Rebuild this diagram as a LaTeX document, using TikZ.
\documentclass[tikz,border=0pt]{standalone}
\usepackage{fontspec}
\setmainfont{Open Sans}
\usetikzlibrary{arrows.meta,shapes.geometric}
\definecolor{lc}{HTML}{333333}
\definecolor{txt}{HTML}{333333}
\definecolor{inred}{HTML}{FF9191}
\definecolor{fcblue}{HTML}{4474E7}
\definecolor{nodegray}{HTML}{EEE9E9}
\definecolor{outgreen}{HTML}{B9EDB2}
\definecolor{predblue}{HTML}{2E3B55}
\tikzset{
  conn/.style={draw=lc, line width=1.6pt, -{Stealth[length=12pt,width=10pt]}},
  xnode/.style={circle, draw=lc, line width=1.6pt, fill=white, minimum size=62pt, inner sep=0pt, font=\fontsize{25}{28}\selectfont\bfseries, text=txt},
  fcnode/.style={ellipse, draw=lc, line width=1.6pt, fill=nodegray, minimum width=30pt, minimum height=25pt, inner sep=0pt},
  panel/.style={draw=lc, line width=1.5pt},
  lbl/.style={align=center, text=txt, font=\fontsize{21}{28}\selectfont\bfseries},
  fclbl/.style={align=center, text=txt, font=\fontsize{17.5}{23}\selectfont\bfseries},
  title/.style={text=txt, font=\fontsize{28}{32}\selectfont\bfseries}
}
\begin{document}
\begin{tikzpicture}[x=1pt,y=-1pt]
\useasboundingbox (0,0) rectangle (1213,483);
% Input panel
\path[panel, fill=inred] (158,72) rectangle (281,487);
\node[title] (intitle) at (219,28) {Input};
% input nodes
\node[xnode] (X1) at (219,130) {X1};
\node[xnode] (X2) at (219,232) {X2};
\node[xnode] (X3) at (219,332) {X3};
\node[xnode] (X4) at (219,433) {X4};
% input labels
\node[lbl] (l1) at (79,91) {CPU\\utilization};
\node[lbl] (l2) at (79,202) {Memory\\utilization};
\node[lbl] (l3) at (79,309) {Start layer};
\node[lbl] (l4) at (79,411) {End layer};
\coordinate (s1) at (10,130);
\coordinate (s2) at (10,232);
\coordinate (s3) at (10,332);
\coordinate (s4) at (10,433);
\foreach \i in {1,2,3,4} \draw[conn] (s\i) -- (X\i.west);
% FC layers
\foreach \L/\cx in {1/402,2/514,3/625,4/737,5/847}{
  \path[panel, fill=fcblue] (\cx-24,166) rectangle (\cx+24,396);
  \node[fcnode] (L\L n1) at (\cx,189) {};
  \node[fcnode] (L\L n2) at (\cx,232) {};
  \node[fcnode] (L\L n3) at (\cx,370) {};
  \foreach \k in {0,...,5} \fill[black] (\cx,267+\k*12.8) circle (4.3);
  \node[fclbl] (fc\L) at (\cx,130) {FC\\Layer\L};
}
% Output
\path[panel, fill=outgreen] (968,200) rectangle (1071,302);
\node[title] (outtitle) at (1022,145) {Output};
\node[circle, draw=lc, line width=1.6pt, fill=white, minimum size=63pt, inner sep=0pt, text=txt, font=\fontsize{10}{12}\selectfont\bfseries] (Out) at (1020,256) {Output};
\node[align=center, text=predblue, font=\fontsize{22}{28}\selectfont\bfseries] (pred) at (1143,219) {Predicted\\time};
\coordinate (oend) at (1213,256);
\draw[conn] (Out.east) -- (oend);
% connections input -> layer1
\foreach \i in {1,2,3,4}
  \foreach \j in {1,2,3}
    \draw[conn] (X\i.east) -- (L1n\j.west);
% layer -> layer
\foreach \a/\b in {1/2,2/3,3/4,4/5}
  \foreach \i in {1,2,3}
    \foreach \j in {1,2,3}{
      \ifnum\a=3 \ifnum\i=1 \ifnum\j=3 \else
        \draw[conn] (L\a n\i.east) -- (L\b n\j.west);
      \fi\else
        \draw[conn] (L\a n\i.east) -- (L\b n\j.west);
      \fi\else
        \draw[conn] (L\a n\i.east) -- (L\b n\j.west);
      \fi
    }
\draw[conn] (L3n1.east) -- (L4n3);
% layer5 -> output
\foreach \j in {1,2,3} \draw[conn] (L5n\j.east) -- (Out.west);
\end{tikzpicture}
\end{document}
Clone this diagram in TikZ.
════════
WHAT NEEDS TO BE DONE: Each entry above is to be quoted exactly.

OUTPUT BELOW:
Rebuild this diagram as a LaTeX document, using TikZ.
\documentclass[tikz,border=0pt]{standalone}
\usepackage{fontspec}
\setmainfont{Open Sans}
\usetikzlibrary{arrows.meta,shapes.geometric}
\definecolor{lc}{HTML}{333333}
\definecolor{txt}{HTML}{333333}
\definecolor{inred}{HTML}{FF9191}
\definecolor{fcblue}{HTML}{4474E7}
\definecolor{nodegray}{HTML}{EEE9E9}
\definecolor{outgreen}{HTML}{B9EDB2}
\definecolor{predblue}{HTML}{2E3B55}
\tikzset{
  conn/.style={draw=lc, line width=1.6pt, -{Stealth[length=12pt,width=10pt]}},
  xnode/.style={circle, draw=lc, line width=1.6pt, fill=white, minimum size=62pt, inner sep=0pt, font=\fontsize{25}{28}\selectfont\bfseries, text=txt},
  fcnode/.style={ellipse, draw=lc, line width=1.6pt, fill=nodegray, minimum width=30pt, minimum height=25pt, inner sep=0pt},
  panel/.style={draw=lc, line width=1.5pt},
  lbl/.style={align=center, text=txt, font=\fontsize{21}{28}\selectfont\bfseries},
  fclbl/.style={align=center, text=txt, font=\fontsize{17.5}{23}\selectfont\bfseries},
  title/.style={text=txt, font=\fontsize{28}{32}\selectfont\bfseries}
}
\begin{document}
\begin{tikzpicture}[x=1pt,y=-1pt]
\useasboundingbox (0,0) rectangle (1213,483);
% Input panel
\path[panel, fill=inred] (158,72) rectangle (281,487);
\node[title] (intitle) at (219,28) {Input};
% input nodes
\node[xnode] (X1) at (219,130) {X1};
\node[xnode] (X2) at (219,232) {X2};
\node[xnode] (X3) at (219,332) {X3};
\node[xnode] (X4) at (219,433) {X4};
% input labels
\node[lbl] (l1) at (79,91) {CPU\\utilization};
\node[lbl] (l2) at (79,202) {Memory\\utilization};
\node[lbl] (l3) at (79,309) {Start layer};
\node[lbl] (l4) at (79,411) {End layer};
\coordinate (s1) at (10,130);
\coordinate (s2) at (10,232);
\coordinate (s3) at (10,332);
\coordinate (s4) at (10,433);
\foreach \i in {1,2,3,4} \draw[conn] (s\i) -- (X\i.west);
% FC layers
\foreach \L/\cx in {1/402,2/514,3/625,4/737,5/847}{
  \path[panel, fill=fcblue] (\cx-24,166) rectangle (\cx+24,396);
  \node[fcnode] (L\L n1) at (\cx,189) {};
  \node[fcnode] (L\L n2) at (\cx,232) {};
  \node[fcnode] (L\L n3) at (\cx,370) {};
  \foreach \k in {0,...,5} \fill[black] (\cx,267+\k*12.8) circle (4.3);
  \node[fclbl] (fc\L) at (\cx,130) {FC\\Layer\L};
}
% Output
\path[panel, fill=outgreen] (968,200) rectangle (1071,302);
\node[title] (outtitle) at (1022,145) {Output};
\node[circle, draw=lc, line width=1.6pt, fill=white, minimum size=63pt, inner sep=0pt, text=txt, font=\fontsize{10}{12}\selectfont\bfseries] (Out) at (1020,256) {Output};
\node[align=center, text=predblue, font=\fontsize{22}{28}\selectfont\bfseries] (pred) at (1143,219) {Predicted\\time};
\coordinate (oend) at (1213,256);
\draw[conn] (Out.east) -- (oend);
% connections input -> layer1
\foreach \i in {1,2,3,4}
  \foreach \j in {1,2,3}
    \draw[conn] (X\i.east) -- (L1n\j.west);
% layer -> layer
\foreach \a/\b in {1/2,2/3,3/4,4/5}
  \foreach \i in {1,2,3}
    \foreach \j in {1,2,3}{
      \ifnum\a=3 \ifnum\i=1 \ifnum\j=3 \else
        \draw[conn] (L\a n\i.east) -- (L\b n\j.west);
      \fi\else
        \draw[conn] (L\a n\i.east) -- (L\b n\j.west);
      \fi\else
        \draw[conn] (L\a n\i.east) -- (L\b n\j.west);
      \fi
    }
\draw[conn] (L3n1.east) -- (L4n3);
% layer5 -> output
\foreach \j in {1,2,3} \draw[conn] (L5n\j.east) -- (Out.west);
\end{tikzpicture}
\end{document}
Clone this diagram in TikZ.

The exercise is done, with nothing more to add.